Despite its strengths, our study has several limitations. EAT-Net was trained and tested on two publicly available datasets, which may not fully reflect real-world data diversity. These datasets primarily include clear cell and papillary RCC subtypes, which limits the model’s generalizability to other histological types based on the feature; however, the minor edits to the architecture may benefit the performance on other histopathological applications. Additionally, the use of publicly available data may introduce biases such as sampling bias, where dataset demographics may not represent the broader population, as well as labeling bias from inconsistencies in tumor annotations. Class imbalance may also reduce the model’s sensitivity to aggressive, high-grade tumors.

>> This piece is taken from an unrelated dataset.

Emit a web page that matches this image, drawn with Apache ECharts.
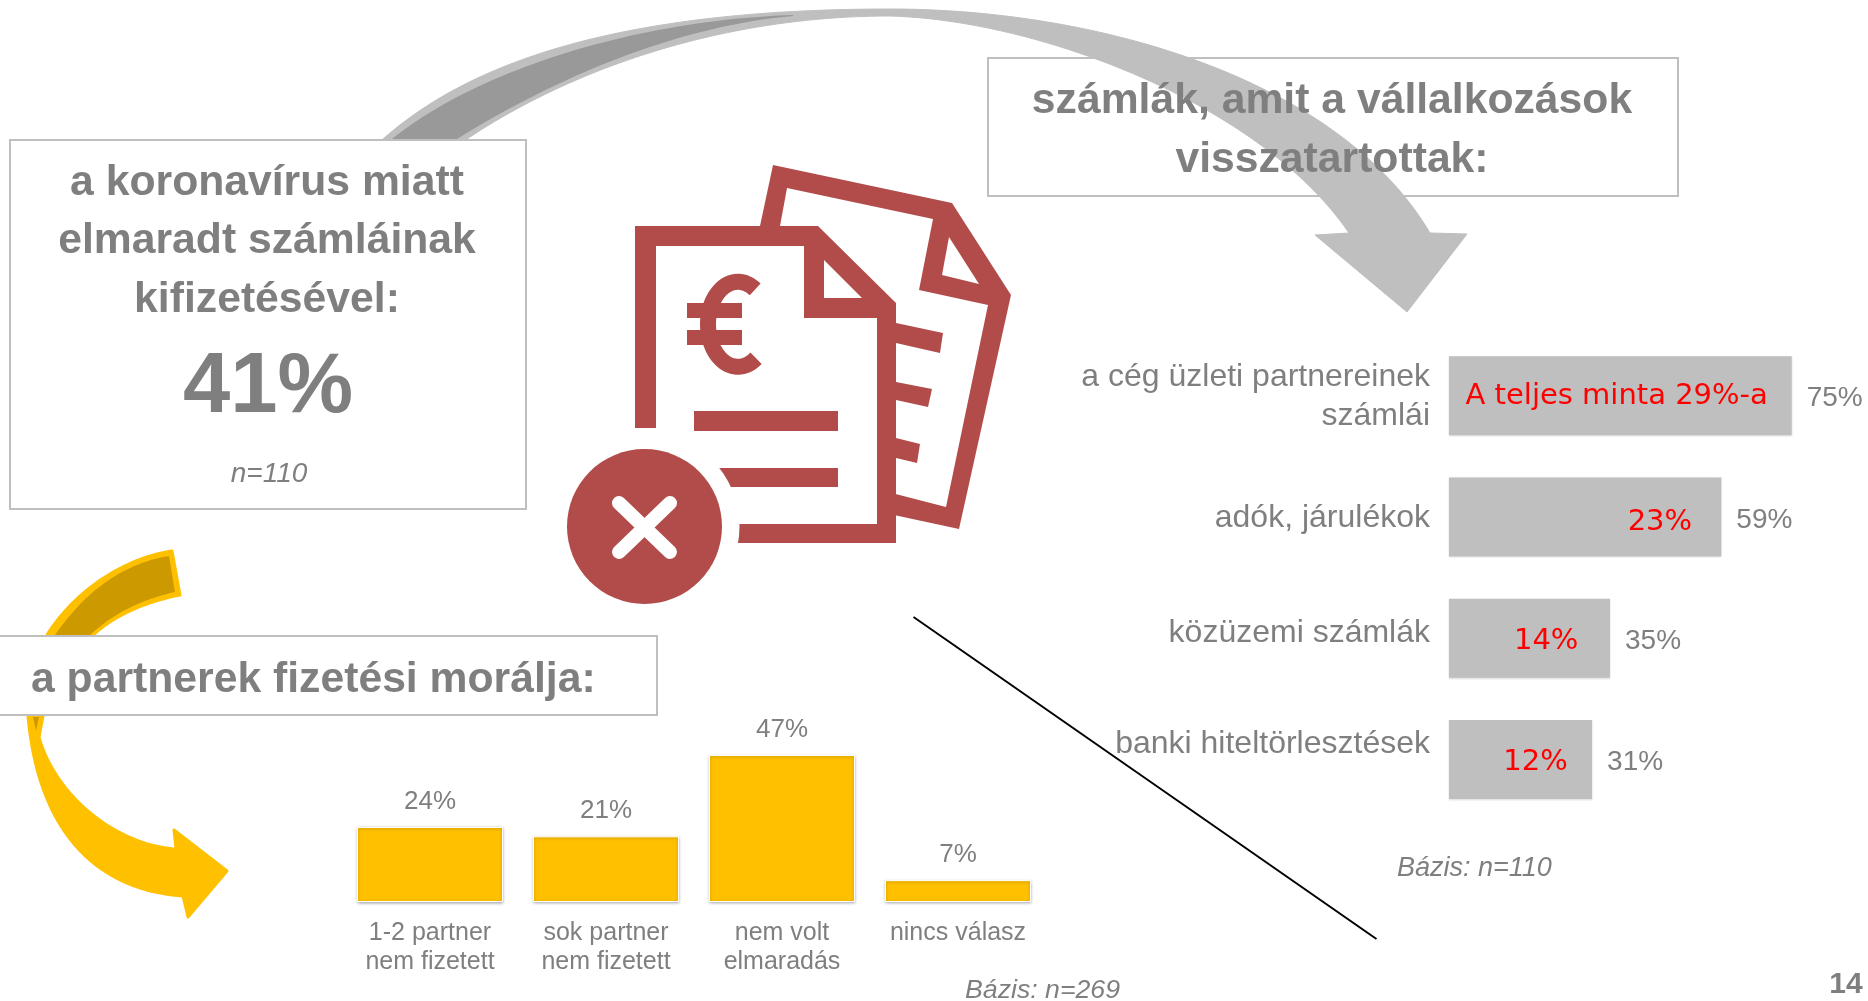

To reduce some of these concerns, we conducted ablation studies to validate the contribution of each model component and applied Grad-CAM visualizations to enhance interpretability. However, future work should focus on external validation using large, multi-institutional datasets with diverse histopathologists to address the potential bias. Moreover, further research should consider incorporating molecular features in line with recent WHO recommendations and expert feedback.

5. Conclusions

This study proposed EAT-Net, a novel dual-stream deep learning framework designed to automate the grading of RCC using histopathological images. The model integrates EfficientNetB0 for spatial feature extraction with a ViT stream for contextual understanding. Unlike conventional architectures that rely on dense fusion layers, EAT-Net directly merges logits from both streams, achieving a high diagnostic performance with reduced computational overhead. EAT-Net achieved state-of-the-art performance on the KMC-RENAL dataset, with an accuracy of 92.58% and an F1-score of 92.25%, outperforming existing deep learning models, including ResNet, ViT, and RCCG-Net. Cross-dataset testing on RCCG-Net confirmed EAT-Net’s generalizability, demonstrating robust and reliable predictions across all RCC grades. Grad-CAM visualizations demonstrated that EAT-Net focuses on relevant histological features during inference, enhancing its interpretability and alignment with clinical expectations. With its lightweight architecture, low parameter count, and elimination of computationally expensive fusion layers, EAT-Net is well-suited for real-time deployment, even in resource-constrained clinical environments. Comparative analysis of inference speed, model size, and classification accuracy further emphasizes EAT-Net’s practicality for integration into digital pathology workflows. Future research should explore applying EAT-Net to other cancers, to enhance its efficiency, and improve interpretability for real-world clinical use.